In another bid to build a more equitable and respectful workplace, Google has announced new measures that include new care programmes for employees who report concerns, and making arbitration optional for Google employees.
The company said it is setting up a new Diversity, Equity and Inclusion (DEI) Advisory Council to advise on and oversee these efforts that will report to the Leadership Development and Compensation Committee of the Board (LDCC) on a quarterly basis on the company’s progress.
“We’re building on our current practice of prohibiting severance for anyone terminated for any form of misconduct, and expanding the prohibition to anyone who is the subject of a pending investigation for sexual misconduct or retaliation,” Eileen Naughton, VP, People Operations, said in a statement on Friday.
Google managers will receive guidance instructing them on how misconduct should impact an employee’s performance evaluation, compensation decisions, and promotion outcomes.
“If there are allegations against any executives, a specialist team will be assigned and the results of any case will be reported to the Board’s Audit Committee,” Naughton said.

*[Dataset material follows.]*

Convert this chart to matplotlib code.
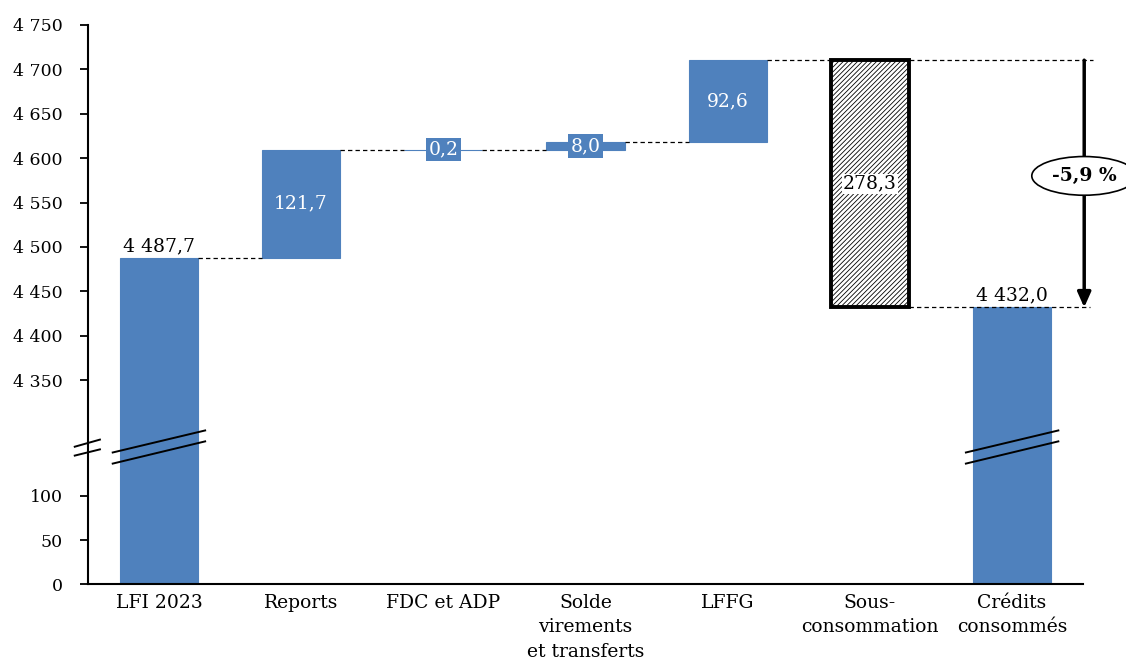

Other changes include making arbitration optional for all employees, temporary staff, vendors, and independent contractors for individual harassment, discrimination, and retaliation disputes with Alphabet, as well as following the new Alphabet model for executive investigations.
“We’ll ensure that $310 million in funding goes toward diversity, equity and inclusion initiatives and programmes focused on increasing access to computer science education and careers; continuing to build a more representative workforce; fostering a respectful, equitable and inclusive workplace culture; and helping businesses from underrepresented groups to succeed in the digital economy and tech industry,” Google said.
Together, Sundar Pichai, the DEI Advisory Council and the Board will uphold “Alphabet’s unwavering commitment to prohibit and respond effectively to complaints of sexual harassment, discrimination, and retaliation and promote diversity, equity, and inclusion in the workplace”.
“Recent years have involved a lot of introspection and work to make sure we’re providing a safe and inclusive workplace for every employee,” Naughton noted.
In late 2018, Alphabet’s Board responded to employee concerns by overseeing a comprehensive review of policies and practices related to sexual harassment, sexual misconduct, and retaliation.
An independent committee of the Board also reviewed claims raised by shareholders in early 2019 about past workplace misconduct issues, the company informed.